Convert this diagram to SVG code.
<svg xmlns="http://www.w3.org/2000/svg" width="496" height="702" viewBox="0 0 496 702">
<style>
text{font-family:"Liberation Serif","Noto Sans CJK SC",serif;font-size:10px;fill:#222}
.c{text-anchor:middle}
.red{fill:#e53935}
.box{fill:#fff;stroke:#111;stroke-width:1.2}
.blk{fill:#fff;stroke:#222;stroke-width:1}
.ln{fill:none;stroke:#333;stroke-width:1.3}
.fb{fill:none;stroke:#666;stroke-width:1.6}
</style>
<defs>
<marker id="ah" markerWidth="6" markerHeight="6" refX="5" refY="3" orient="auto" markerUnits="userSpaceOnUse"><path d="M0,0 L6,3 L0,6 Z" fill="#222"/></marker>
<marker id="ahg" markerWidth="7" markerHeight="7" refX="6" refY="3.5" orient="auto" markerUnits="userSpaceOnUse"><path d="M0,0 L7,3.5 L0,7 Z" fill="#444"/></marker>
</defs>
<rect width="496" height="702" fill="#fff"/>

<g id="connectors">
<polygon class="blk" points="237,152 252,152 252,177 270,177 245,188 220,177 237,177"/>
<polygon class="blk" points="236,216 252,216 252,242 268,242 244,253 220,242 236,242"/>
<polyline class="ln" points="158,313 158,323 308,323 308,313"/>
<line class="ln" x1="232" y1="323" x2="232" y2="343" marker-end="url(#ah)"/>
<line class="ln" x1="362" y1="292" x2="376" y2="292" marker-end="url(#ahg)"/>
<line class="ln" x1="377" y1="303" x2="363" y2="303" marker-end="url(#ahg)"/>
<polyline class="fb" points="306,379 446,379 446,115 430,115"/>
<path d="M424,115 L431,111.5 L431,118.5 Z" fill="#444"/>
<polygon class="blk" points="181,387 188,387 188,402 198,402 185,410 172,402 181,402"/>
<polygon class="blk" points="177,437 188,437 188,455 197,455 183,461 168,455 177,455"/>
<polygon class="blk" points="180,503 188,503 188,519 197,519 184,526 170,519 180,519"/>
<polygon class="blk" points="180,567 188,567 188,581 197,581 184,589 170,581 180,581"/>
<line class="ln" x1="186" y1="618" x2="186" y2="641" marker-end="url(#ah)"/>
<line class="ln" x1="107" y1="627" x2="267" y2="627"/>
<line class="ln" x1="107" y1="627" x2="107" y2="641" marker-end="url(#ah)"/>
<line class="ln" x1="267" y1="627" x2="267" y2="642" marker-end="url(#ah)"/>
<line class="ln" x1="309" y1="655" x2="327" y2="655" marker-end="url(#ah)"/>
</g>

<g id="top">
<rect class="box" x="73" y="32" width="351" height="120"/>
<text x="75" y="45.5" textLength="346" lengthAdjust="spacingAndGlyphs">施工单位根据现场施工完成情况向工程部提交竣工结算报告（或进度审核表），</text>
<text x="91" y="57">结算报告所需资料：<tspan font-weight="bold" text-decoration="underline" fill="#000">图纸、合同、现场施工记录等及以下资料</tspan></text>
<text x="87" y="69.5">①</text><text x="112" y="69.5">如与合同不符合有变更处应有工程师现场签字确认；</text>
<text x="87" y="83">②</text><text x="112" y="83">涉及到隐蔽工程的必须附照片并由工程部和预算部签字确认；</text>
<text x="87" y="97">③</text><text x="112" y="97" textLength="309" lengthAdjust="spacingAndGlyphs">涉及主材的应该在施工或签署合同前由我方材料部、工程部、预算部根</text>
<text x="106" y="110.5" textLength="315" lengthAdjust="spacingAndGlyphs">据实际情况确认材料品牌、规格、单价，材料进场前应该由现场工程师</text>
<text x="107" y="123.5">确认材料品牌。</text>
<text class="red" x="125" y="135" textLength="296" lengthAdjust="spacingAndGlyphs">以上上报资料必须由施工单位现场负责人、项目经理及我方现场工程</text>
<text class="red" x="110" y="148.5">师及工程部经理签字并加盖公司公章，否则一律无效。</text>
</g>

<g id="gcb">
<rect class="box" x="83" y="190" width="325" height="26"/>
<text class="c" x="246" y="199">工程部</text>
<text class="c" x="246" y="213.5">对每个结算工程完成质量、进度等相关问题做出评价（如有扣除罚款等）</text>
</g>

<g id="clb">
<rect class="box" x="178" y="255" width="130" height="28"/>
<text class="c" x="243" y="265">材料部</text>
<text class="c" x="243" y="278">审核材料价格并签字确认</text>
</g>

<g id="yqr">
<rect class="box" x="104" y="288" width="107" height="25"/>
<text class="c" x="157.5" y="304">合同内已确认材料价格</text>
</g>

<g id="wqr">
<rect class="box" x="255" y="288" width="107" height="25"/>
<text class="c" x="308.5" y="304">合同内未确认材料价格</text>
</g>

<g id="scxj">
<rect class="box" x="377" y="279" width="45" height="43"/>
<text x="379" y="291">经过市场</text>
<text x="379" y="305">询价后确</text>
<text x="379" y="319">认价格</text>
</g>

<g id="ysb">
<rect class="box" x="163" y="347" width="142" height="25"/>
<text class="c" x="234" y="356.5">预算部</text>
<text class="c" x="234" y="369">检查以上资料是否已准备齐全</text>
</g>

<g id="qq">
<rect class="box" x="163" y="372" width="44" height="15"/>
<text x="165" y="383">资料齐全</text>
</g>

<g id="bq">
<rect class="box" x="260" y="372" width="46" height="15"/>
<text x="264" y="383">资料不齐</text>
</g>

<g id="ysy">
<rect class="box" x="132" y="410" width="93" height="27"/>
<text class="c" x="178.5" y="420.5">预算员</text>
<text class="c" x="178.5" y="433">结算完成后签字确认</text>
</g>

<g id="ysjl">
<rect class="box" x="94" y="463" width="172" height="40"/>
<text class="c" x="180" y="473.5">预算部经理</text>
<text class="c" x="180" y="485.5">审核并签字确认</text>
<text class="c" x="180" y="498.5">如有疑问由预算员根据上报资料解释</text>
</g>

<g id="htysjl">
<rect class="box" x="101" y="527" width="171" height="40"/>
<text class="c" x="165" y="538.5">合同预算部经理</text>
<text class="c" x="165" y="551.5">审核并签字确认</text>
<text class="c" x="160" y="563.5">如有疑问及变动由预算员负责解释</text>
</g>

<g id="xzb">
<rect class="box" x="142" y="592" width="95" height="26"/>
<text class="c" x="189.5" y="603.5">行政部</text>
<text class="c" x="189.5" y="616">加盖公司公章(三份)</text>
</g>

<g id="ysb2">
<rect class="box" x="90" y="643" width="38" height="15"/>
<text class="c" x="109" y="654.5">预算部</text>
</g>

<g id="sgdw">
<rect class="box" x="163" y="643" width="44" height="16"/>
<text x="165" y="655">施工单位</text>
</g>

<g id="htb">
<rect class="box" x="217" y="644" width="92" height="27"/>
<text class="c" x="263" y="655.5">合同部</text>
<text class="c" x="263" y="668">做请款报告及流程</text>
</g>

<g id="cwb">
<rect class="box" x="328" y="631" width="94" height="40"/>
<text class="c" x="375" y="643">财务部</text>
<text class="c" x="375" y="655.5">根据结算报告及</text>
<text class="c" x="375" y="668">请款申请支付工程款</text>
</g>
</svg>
______
**Exercise instructions:**
Take the listing above and write it out again exactly.

**Response to the task:**
Convert this diagram to SVG code.
<svg xmlns="http://www.w3.org/2000/svg" width="496" height="702" viewBox="0 0 496 702">
<style>
text{font-family:"Liberation Serif","Noto Sans CJK SC",serif;font-size:10px;fill:#222}
.c{text-anchor:middle}
.red{fill:#e53935}
.box{fill:#fff;stroke:#111;stroke-width:1.2}
.blk{fill:#fff;stroke:#222;stroke-width:1}
.ln{fill:none;stroke:#333;stroke-width:1.3}
.fb{fill:none;stroke:#666;stroke-width:1.6}
</style>
<defs>
<marker id="ah" markerWidth="6" markerHeight="6" refX="5" refY="3" orient="auto" markerUnits="userSpaceOnUse"><path d="M0,0 L6,3 L0,6 Z" fill="#222"/></marker>
<marker id="ahg" markerWidth="7" markerHeight="7" refX="6" refY="3.5" orient="auto" markerUnits="userSpaceOnUse"><path d="M0,0 L7,3.5 L0,7 Z" fill="#444"/></marker>
</defs>
<rect width="496" height="702" fill="#fff"/>

<g id="connectors">
<polygon class="blk" points="237,152 252,152 252,177 270,177 245,188 220,177 237,177"/>
<polygon class="blk" points="236,216 252,216 252,242 268,242 244,253 220,242 236,242"/>
<polyline class="ln" points="158,313 158,323 308,323 308,313"/>
<line class="ln" x1="232" y1="323" x2="232" y2="343" marker-end="url(#ah)"/>
<line class="ln" x1="362" y1="292" x2="376" y2="292" marker-end="url(#ahg)"/>
<line class="ln" x1="377" y1="303" x2="363" y2="303" marker-end="url(#ahg)"/>
<polyline class="fb" points="306,379 446,379 446,115 430,115"/>
<path d="M424,115 L431,111.5 L431,118.5 Z" fill="#444"/>
<polygon class="blk" points="181,387 188,387 188,402 198,402 185,410 172,402 181,402"/>
<polygon class="blk" points="177,437 188,437 188,455 197,455 183,461 168,455 177,455"/>
<polygon class="blk" points="180,503 188,503 188,519 197,519 184,526 170,519 180,519"/>
<polygon class="blk" points="180,567 188,567 188,581 197,581 184,589 170,581 180,581"/>
<line class="ln" x1="186" y1="618" x2="186" y2="641" marker-end="url(#ah)"/>
<line class="ln" x1="107" y1="627" x2="267" y2="627"/>
<line class="ln" x1="107" y1="627" x2="107" y2="641" marker-end="url(#ah)"/>
<line class="ln" x1="267" y1="627" x2="267" y2="642" marker-end="url(#ah)"/>
<line class="ln" x1="309" y1="655" x2="327" y2="655" marker-end="url(#ah)"/>
</g>

<g id="top">
<rect class="box" x="73" y="32" width="351" height="120"/>
<text x="75" y="45.5" textLength="346" lengthAdjust="spacingAndGlyphs">施工单位根据现场施工完成情况向工程部提交竣工结算报告（或进度审核表），</text>
<text x="91" y="57">结算报告所需资料：<tspan font-weight="bold" text-decoration="underline" fill="#000">图纸、合同、现场施工记录等及以下资料</tspan></text>
<text x="87" y="69.5">①</text><text x="112" y="69.5">如与合同不符合有变更处应有工程师现场签字确认；</text>
<text x="87" y="83">②</text><text x="112" y="83">涉及到隐蔽工程的必须附照片并由工程部和预算部签字确认；</text>
<text x="87" y="97">③</text><text x="112" y="97" textLength="309" lengthAdjust="spacingAndGlyphs">涉及主材的应该在施工或签署合同前由我方材料部、工程部、预算部根</text>
<text x="106" y="110.5" textLength="315" lengthAdjust="spacingAndGlyphs">据实际情况确认材料品牌、规格、单价，材料进场前应该由现场工程师</text>
<text x="107" y="123.5">确认材料品牌。</text>
<text class="red" x="125" y="135" textLength="296" lengthAdjust="spacingAndGlyphs">以上上报资料必须由施工单位现场负责人、项目经理及我方现场工程</text>
<text class="red" x="110" y="148.5">师及工程部经理签字并加盖公司公章，否则一律无效。</text>
</g>

<g id="gcb">
<rect class="box" x="83" y="190" width="325" height="26"/>
<text class="c" x="246" y="199">工程部</text>
<text class="c" x="246" y="213.5">对每个结算工程完成质量、进度等相关问题做出评价（如有扣除罚款等）</text>
</g>

<g id="clb">
<rect class="box" x="178" y="255" width="130" height="28"/>
<text class="c" x="243" y="265">材料部</text>
<text class="c" x="243" y="278">审核材料价格并签字确认</text>
</g>

<g id="yqr">
<rect class="box" x="104" y="288" width="107" height="25"/>
<text class="c" x="157.5" y="304">合同内已确认材料价格</text>
</g>

<g id="wqr">
<rect class="box" x="255" y="288" width="107" height="25"/>
<text class="c" x="308.5" y="304">合同内未确认材料价格</text>
</g>

<g id="scxj">
<rect class="box" x="377" y="279" width="45" height="43"/>
<text x="379" y="291">经过市场</text>
<text x="379" y="305">询价后确</text>
<text x="379" y="319">认价格</text>
</g>

<g id="ysb">
<rect class="box" x="163" y="347" width="142" height="25"/>
<text class="c" x="234" y="356.5">预算部</text>
<text class="c" x="234" y="369">检查以上资料是否已准备齐全</text>
</g>

<g id="qq">
<rect class="box" x="163" y="372" width="44" height="15"/>
<text x="165" y="383">资料齐全</text>
</g>

<g id="bq">
<rect class="box" x="260" y="372" width="46" height="15"/>
<text x="264" y="383">资料不齐</text>
</g>

<g id="ysy">
<rect class="box" x="132" y="410" width="93" height="27"/>
<text class="c" x="178.5" y="420.5">预算员</text>
<text class="c" x="178.5" y="433">结算完成后签字确认</text>
</g>

<g id="ysjl">
<rect class="box" x="94" y="463" width="172" height="40"/>
<text class="c" x="180" y="473.5">预算部经理</text>
<text class="c" x="180" y="485.5">审核并签字确认</text>
<text class="c" x="180" y="498.5">如有疑问由预算员根据上报资料解释</text>
</g>

<g id="htysjl">
<rect class="box" x="101" y="527" width="171" height="40"/>
<text class="c" x="165" y="538.5">合同预算部经理</text>
<text class="c" x="165" y="551.5">审核并签字确认</text>
<text class="c" x="160" y="563.5">如有疑问及变动由预算员负责解释</text>
</g>

<g id="xzb">
<rect class="box" x="142" y="592" width="95" height="26"/>
<text class="c" x="189.5" y="603.5">行政部</text>
<text class="c" x="189.5" y="616">加盖公司公章(三份)</text>
</g>

<g id="ysb2">
<rect class="box" x="90" y="643" width="38" height="15"/>
<text class="c" x="109" y="654.5">预算部</text>
</g>

<g id="sgdw">
<rect class="box" x="163" y="643" width="44" height="16"/>
<text x="165" y="655">施工单位</text>
</g>

<g id="htb">
<rect class="box" x="217" y="644" width="92" height="27"/>
<text class="c" x="263" y="655.5">合同部</text>
<text class="c" x="263" y="668">做请款报告及流程</text>
</g>

<g id="cwb">
<rect class="box" x="328" y="631" width="94" height="40"/>
<text class="c" x="375" y="643">财务部</text>
<text class="c" x="375" y="655.5">根据结算报告及</text>
<text class="c" x="375" y="668">请款申请支付工程款</text>
</g>
</svg>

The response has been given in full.